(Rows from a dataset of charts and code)
= = = =
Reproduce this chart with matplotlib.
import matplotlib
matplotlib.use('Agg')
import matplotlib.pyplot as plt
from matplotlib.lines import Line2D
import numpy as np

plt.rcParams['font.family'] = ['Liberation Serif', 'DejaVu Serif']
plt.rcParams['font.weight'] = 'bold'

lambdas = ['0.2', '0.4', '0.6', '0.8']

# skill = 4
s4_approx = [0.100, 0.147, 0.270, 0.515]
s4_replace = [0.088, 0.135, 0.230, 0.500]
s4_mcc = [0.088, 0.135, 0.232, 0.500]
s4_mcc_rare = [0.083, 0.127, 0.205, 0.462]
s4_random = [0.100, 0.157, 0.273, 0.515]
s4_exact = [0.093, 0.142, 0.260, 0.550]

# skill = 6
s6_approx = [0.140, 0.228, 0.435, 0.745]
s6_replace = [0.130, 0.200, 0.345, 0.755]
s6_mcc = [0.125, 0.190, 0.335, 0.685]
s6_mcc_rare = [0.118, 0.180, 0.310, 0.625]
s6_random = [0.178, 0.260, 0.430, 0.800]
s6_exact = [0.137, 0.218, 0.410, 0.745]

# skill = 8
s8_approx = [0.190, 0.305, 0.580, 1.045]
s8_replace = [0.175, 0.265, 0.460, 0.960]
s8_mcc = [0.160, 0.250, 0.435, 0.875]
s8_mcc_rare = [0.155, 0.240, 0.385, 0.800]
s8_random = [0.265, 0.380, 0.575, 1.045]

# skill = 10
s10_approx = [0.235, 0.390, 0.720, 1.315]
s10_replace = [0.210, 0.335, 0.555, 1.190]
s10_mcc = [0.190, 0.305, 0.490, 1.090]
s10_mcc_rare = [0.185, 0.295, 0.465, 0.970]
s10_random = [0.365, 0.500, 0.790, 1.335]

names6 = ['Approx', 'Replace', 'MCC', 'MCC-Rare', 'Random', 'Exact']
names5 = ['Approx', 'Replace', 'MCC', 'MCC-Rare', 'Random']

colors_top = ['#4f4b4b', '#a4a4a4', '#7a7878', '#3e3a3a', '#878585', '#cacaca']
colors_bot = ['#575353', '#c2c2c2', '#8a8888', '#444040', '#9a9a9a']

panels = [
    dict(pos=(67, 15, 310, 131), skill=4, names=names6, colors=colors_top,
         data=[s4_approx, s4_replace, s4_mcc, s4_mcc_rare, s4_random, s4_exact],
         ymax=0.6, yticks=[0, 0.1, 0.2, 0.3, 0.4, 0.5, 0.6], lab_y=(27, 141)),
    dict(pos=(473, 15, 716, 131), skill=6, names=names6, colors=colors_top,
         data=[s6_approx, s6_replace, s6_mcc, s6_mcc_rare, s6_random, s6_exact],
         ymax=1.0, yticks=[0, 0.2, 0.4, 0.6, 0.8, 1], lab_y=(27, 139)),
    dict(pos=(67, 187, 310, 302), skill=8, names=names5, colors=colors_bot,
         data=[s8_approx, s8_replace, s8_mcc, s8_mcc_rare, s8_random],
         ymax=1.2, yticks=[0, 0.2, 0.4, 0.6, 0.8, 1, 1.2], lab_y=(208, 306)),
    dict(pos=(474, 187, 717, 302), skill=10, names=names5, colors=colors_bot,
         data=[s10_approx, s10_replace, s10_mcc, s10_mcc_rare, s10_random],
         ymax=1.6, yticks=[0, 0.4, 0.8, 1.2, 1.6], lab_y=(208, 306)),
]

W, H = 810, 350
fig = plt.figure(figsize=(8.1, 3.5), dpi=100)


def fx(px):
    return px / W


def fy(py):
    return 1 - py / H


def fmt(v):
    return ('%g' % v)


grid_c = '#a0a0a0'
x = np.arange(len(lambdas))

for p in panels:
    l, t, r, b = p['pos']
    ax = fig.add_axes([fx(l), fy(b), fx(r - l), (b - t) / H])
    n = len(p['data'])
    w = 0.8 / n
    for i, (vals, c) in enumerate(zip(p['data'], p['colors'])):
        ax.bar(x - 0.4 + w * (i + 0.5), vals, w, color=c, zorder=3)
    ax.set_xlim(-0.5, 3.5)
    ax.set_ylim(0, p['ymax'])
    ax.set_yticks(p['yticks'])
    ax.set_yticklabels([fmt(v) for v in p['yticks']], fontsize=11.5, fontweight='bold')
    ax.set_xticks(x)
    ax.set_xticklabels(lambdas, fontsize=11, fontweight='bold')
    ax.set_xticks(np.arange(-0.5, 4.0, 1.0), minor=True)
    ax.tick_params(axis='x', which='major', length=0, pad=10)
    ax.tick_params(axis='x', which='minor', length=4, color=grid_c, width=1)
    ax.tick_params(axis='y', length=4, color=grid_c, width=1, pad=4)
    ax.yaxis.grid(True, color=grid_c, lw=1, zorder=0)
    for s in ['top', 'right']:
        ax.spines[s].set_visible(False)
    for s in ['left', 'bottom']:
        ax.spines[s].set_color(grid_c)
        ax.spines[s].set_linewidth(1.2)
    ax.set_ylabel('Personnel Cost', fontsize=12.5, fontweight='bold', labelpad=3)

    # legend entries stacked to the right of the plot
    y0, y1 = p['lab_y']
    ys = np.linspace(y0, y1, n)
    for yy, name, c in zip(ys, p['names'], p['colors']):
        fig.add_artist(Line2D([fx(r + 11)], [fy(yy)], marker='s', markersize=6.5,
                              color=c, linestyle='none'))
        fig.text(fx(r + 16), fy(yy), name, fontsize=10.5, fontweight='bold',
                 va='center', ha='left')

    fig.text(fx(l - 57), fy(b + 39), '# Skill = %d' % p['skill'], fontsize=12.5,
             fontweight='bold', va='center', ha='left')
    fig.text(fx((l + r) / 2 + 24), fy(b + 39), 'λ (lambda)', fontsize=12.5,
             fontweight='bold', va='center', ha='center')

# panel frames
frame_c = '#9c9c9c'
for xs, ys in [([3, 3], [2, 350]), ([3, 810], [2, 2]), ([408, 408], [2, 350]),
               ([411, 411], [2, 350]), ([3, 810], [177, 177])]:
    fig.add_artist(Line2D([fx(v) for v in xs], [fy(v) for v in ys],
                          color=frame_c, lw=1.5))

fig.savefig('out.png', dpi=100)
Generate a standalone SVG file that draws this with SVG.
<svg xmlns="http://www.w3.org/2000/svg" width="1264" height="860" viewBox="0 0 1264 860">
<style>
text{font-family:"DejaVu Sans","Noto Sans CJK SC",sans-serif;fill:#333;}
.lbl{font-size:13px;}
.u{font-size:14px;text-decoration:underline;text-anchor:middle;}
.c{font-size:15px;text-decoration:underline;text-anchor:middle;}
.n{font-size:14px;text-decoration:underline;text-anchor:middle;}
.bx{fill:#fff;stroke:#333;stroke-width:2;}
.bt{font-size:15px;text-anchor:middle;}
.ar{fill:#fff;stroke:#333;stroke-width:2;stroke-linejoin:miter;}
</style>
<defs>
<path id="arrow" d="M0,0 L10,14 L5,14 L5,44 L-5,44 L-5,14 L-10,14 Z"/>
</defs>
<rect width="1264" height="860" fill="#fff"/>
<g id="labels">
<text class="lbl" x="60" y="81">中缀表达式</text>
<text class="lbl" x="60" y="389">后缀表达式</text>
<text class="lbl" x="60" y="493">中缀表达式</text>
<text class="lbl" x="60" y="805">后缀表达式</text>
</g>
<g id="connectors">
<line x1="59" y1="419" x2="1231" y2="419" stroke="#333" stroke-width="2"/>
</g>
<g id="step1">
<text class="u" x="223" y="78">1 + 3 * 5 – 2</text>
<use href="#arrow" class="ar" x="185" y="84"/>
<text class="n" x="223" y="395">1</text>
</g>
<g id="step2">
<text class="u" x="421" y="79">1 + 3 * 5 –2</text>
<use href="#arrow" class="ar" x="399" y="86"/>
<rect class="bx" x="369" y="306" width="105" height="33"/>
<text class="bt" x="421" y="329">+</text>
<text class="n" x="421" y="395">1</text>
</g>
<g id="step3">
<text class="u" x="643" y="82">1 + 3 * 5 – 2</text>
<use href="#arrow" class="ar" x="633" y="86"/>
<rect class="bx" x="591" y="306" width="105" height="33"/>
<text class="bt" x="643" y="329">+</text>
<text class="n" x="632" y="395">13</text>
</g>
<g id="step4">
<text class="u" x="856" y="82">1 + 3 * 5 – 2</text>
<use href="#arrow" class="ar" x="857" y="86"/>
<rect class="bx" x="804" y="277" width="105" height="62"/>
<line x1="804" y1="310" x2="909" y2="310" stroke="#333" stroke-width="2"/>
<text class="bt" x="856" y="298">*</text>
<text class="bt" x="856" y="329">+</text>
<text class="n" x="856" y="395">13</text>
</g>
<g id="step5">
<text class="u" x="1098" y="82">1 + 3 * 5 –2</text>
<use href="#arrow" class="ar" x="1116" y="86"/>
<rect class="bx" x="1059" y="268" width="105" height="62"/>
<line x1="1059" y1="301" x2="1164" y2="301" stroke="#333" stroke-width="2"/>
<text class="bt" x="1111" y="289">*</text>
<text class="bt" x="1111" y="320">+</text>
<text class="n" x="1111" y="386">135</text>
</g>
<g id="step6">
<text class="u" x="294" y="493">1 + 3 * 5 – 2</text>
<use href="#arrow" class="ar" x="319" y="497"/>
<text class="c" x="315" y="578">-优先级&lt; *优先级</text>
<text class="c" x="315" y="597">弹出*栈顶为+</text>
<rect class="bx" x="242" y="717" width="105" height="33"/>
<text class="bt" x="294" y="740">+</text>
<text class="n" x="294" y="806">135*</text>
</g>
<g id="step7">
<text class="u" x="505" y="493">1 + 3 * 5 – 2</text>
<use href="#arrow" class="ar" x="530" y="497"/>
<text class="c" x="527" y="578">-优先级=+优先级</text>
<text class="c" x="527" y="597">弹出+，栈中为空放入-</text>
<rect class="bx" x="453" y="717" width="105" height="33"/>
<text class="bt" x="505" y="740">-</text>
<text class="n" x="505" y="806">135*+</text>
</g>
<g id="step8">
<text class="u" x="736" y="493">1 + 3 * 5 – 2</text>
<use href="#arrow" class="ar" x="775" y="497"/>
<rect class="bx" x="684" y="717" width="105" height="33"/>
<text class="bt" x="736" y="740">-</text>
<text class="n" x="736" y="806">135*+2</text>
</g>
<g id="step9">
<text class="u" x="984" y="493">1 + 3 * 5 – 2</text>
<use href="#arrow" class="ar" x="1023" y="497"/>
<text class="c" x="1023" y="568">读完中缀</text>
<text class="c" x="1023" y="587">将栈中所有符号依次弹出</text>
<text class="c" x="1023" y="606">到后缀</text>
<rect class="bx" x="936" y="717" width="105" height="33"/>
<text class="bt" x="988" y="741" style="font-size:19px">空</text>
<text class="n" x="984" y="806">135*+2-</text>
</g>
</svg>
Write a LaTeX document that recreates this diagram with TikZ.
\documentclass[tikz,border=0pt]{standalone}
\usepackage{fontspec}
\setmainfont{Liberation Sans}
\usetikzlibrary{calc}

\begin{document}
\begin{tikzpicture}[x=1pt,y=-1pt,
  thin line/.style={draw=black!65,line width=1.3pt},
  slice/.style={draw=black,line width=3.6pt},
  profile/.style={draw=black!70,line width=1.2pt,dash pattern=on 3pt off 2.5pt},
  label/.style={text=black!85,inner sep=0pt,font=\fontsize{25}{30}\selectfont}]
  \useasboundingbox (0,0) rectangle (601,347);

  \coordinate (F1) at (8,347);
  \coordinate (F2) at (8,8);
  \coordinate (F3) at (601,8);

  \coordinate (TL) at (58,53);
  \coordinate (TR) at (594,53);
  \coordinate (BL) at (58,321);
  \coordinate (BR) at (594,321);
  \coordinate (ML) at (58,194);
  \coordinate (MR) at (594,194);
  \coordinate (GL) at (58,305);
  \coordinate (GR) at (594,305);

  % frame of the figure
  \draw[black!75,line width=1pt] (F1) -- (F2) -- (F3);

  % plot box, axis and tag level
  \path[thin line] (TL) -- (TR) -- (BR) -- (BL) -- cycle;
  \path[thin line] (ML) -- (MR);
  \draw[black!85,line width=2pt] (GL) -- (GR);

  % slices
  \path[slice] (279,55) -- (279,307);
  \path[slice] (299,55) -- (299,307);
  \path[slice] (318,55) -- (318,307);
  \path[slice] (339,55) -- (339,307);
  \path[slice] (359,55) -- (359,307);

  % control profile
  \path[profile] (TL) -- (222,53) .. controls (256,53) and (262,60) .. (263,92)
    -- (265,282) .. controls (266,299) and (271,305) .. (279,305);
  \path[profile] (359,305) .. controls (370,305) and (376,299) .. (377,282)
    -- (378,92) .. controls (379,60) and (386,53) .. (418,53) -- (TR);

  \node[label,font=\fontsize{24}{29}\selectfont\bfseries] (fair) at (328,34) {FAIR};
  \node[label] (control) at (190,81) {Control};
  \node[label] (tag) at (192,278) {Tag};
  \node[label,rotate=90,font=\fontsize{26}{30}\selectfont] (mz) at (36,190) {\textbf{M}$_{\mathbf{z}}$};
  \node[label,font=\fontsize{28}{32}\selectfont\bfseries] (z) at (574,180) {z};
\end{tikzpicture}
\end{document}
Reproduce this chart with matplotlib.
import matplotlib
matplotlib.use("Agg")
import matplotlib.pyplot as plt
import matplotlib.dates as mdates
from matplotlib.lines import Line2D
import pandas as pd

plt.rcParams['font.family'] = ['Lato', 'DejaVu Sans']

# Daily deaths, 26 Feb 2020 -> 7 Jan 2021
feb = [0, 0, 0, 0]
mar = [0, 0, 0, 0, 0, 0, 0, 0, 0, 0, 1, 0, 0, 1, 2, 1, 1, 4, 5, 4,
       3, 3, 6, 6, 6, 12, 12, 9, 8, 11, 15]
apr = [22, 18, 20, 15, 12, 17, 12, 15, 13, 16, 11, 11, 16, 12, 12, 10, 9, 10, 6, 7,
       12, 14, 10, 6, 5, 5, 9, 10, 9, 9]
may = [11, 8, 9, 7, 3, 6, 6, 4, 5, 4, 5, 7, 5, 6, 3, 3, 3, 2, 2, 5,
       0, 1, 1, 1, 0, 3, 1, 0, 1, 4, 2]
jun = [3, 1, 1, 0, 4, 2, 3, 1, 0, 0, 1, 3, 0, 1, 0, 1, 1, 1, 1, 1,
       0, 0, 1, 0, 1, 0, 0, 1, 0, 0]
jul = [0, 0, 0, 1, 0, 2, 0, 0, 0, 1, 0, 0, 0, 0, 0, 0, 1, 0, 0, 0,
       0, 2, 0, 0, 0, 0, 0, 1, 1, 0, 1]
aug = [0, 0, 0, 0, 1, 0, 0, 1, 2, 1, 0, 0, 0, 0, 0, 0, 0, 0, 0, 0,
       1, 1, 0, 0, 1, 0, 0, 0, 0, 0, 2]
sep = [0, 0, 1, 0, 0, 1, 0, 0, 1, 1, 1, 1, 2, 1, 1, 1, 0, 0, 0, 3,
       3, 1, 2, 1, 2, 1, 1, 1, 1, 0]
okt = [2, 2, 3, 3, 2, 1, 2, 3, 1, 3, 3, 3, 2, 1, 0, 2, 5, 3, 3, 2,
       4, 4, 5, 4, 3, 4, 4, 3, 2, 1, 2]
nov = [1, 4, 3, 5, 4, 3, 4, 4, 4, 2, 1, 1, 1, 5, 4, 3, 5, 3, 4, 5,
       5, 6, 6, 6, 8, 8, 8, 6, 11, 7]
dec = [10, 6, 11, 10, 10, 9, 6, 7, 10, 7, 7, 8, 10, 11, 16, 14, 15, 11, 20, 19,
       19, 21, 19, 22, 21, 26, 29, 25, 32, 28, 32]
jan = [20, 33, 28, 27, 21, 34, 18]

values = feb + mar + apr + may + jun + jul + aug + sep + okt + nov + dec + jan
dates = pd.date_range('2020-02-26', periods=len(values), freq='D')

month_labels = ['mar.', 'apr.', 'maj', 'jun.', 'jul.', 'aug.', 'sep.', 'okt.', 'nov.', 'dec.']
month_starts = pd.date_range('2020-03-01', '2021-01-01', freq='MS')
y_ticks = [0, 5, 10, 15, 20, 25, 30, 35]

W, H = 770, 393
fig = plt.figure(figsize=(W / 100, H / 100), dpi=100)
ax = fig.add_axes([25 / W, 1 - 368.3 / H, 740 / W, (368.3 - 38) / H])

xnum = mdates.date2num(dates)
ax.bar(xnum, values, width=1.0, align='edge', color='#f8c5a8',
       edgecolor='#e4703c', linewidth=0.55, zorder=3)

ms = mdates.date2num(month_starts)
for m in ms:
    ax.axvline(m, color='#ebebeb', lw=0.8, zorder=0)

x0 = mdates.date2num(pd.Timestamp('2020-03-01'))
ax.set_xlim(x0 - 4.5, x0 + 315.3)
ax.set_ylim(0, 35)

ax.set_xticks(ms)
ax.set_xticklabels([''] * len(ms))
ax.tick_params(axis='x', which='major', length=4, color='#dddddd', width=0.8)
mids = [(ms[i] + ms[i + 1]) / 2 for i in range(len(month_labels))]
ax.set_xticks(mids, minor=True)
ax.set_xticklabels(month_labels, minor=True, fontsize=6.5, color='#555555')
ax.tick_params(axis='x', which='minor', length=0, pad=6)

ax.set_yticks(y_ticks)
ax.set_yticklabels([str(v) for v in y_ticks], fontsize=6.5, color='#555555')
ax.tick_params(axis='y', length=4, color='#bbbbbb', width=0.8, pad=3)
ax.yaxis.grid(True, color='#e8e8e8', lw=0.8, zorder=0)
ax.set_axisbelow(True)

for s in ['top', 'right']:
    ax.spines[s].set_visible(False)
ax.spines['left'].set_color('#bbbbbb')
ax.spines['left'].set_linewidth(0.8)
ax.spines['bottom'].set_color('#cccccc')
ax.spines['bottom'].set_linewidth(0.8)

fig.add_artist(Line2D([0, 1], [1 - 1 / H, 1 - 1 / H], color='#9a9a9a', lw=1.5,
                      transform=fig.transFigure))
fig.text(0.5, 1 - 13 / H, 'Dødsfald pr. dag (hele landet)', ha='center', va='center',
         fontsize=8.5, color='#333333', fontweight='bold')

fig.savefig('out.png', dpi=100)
= = = =
Problem details
Take the lines above from the first through the one containing "s8_random = [0.265, 0.380, 0.575, 1.045]" and reproduce them exactly; include nothing else.

Solution
Reproduce this chart with matplotlib.
import matplotlib
matplotlib.use('Agg')
import matplotlib.pyplot as plt
from matplotlib.lines import Line2D
import numpy as np

plt.rcParams['font.family'] = ['Liberation Serif', 'DejaVu Serif']
plt.rcParams['font.weight'] = 'bold'

lambdas = ['0.2', '0.4', '0.6', '0.8']

# skill = 4
s4_approx = [0.100, 0.147, 0.270, 0.515]
s4_replace = [0.088, 0.135, 0.230, 0.500]
s4_mcc = [0.088, 0.135, 0.232, 0.500]
s4_mcc_rare = [0.083, 0.127, 0.205, 0.462]
s4_random = [0.100, 0.157, 0.273, 0.515]
s4_exact = [0.093, 0.142, 0.260, 0.550]

# skill = 6
s6_approx = [0.140, 0.228, 0.435, 0.745]
s6_replace = [0.130, 0.200, 0.345, 0.755]
s6_mcc = [0.125, 0.190, 0.335, 0.685]
s6_mcc_rare = [0.118, 0.180, 0.310, 0.625]
s6_random = [0.178, 0.260, 0.430, 0.800]
s6_exact = [0.137, 0.218, 0.410, 0.745]

# skill = 8
s8_approx = [0.190, 0.305, 0.580, 1.045]
s8_replace = [0.175, 0.265, 0.460, 0.960]
s8_mcc = [0.160, 0.250, 0.435, 0.875]
s8_mcc_rare = [0.155, 0.240, 0.385, 0.800]
s8_random = [0.265, 0.380, 0.575, 1.045]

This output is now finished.